Seoul, August 20: North Korea will send high-ranking officials to mourn the South’s former president Kim Dae-Jung as hopes rise for an end to months-long disputes over its missile tests.
The North’s official news agency on Thursday confirmed the dispatch, which is to be headed by Kim Ki-Nam, a secretary of the ruling Communist party.
Seoul officials said two close aides to leader Kim Jong-Il would be in the mourning delegation. Apart from Kim Ki-Nam, it would include Kim Yang-Gon, a party official in charge of inter-Korean affairs.
The team is scheduled to arrive in South Korea on Friday to pay respects, but will depart on Saturday, a day short of Sunday’s state funeral for Kim Dae-Jung.
The 85-year-old Kim, who died on Tuesday, was South Korea’s president between 1998 and 2003, during which the former democracy activist held the first-ever inter-Korean summit in 2000.
The North’s mourning delegation is viewed as the latest conciliatory gesture from Pyongyang, whose provocative nuclear missile test in May and the following launch of ballistic missiles sparked cross-border disputes with US-backed Seoul.
North Korea earlier released a detained South Korean and on Monday expressed willingness to resume tourist trips and family reunions for South Koreans.
While the two Koreas have severed all their diplomatic ties, South Korean unification ministry said there were no plans so far for any political talks, suggesting the two governments’ officials may contact secretly.

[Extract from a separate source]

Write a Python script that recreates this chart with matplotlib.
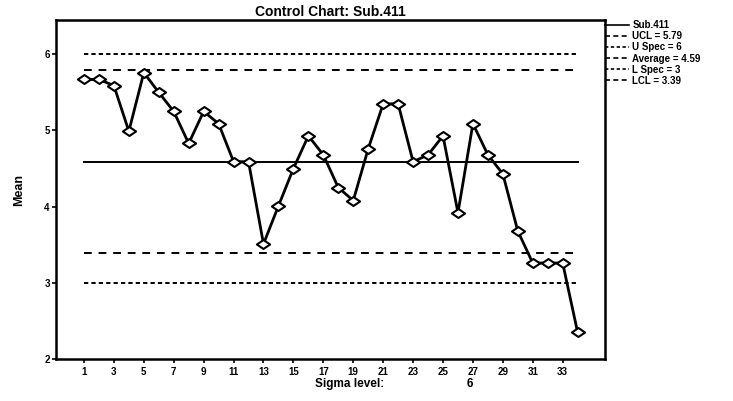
import matplotlib
matplotlib.use("Agg")
import matplotlib.pyplot as plt
from matplotlib.lines import Line2D
from matplotlib.path import Path

plt.rcParams['font.family'] = ['Liberation Sans', 'DejaVu Sans']

samples = list(range(1, 35))
means = [5.67, 5.67, 5.59, 4.99, 5.76, 5.50, 5.25, 4.83, 5.25, 5.09,
         4.59, 4.59, 3.51, 4.01, 4.50, 4.93, 4.68, 4.25, 4.08, 4.76,
         5.35, 5.35, 4.59, 4.68, 4.93, 3.92, 5.09, 4.68, 4.43, 3.68,
         3.26, 3.26, 3.26, 2.35]
ucl = 5.79
uspec = 6
average = 4.59
lspec = 3
lcl = 3.39
xticks = list(range(1, 34, 2))
yticks = [2, 3, 4, 5, 6]

wide_diamond = Path([(-1, 0), (0, 0.68), (1, 0), (0, -0.68), (-1, 0)],
                    [Path.MOVETO, Path.LINETO, Path.LINETO, Path.LINETO, Path.CLOSEPOLY])

fig = plt.figure(figsize=(7.33, 4.01), dpi=100)
ax = fig.add_axes([0.0764, 0.1047, 0.749, 0.8453])

x0, x1 = samples[0], samples[-1]
ax.plot([x0, x1], [ucl, ucl], color='black', lw=1.4, ls=(0, (4, 3.5)))
ax.plot([x0, x1], [uspec, uspec], color='black', lw=1.4, ls=(0, (2.2, 1.6)))
ax.plot([x0, x1], [average, average], color='black', lw=1.4, ls='-')
ax.plot([x0, x1], [lspec, lspec], color='black', lw=1.4, ls=(0, (2.2, 1.6)))
ax.plot([x0, x1], [lcl, lcl], color='black', lw=1.4, ls=(0, (4, 3.5)))
ax.plot(samples, means, color='black', lw=2.0, marker=wide_diamond, ms=9.5,
        mfc='white', mec='black', mew=1.5, zorder=5)

ax.set_xlim(-0.87, 35.83)
ax.set_ylim(2, 6.45)
ax.set_xticks(xticks)
ax.set_xticklabels([str(t) for t in xticks], fontsize=7, fontweight='bold')
ax.set_yticks(yticks)
ax.set_yticklabels([str(t) for t in yticks], fontsize=7, fontweight='bold')
ax.tick_params(axis='both', direction='out', length=3, width=1.2, pad=1.5)
ax.tick_params(axis='x', pad=2.5)
for s in ax.spines.values():
    s.set_linewidth(1.8)

ax.set_ylabel('Mean', fontsize=9, fontweight='bold', labelpad=14)
ax.set_title('Control Chart: Sub.411', fontsize=10, fontweight='bold', pad=3)

fig.text(350 / 733, 1 - 384 / 401, 'Sigma level:', fontsize=8.5, fontweight='bold',
         ha='center', va='center')
fig.text(470 / 733, 1 - 384 / 401, '6', fontsize=8.5, fontweight='bold',
         ha='center', va='center')

handles = [Line2D([], [], color='black', lw=1.2, ls='-'),
           Line2D([], [], color='black', lw=1.2, ls=(0, (3, 2))),
           Line2D([], [], color='black', lw=1.2, ls=(0, (2, 1.5))),
           Line2D([], [], color='black', lw=1.2, ls=(0, (3, 2))),
           Line2D([], [], color='black', lw=1.2, ls=(0, (2, 1.5))),
           Line2D([], [], color='black', lw=1.2, ls=(0, (3, 2)))]
labels = ['Sub.411', 'UCL = 5.79', 'U Spec = 6', 'Average = 4.59',
          'L Spec = 3', 'LCL = 3.39']
leg = fig.legend(handles, labels, loc='upper left',
                 bbox_to_anchor=(605 / 733, 1 - 20 / 401),
                 frameon=False, fontsize=7, handlelength=2.5,
                 handletextpad=0.3, labelspacing=0.12, borderaxespad=0,
                 borderpad=0)
for t in leg.get_texts():
    t.set_fontweight('bold')

fig.savefig('out.png', dpi=100)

On Thursday, South Korea was to send North Korea a proposal “calling for three-day Red Cross talks between the two sides from August 26” in hopes of reviving reunions for families separated by the peninsula’s decades-long division.
The reunion program virtually began after the 2000 inter-Korean summit but has been put on hold amid worsening relations between Pyongyang and the government which took office in Seoul in February 2008.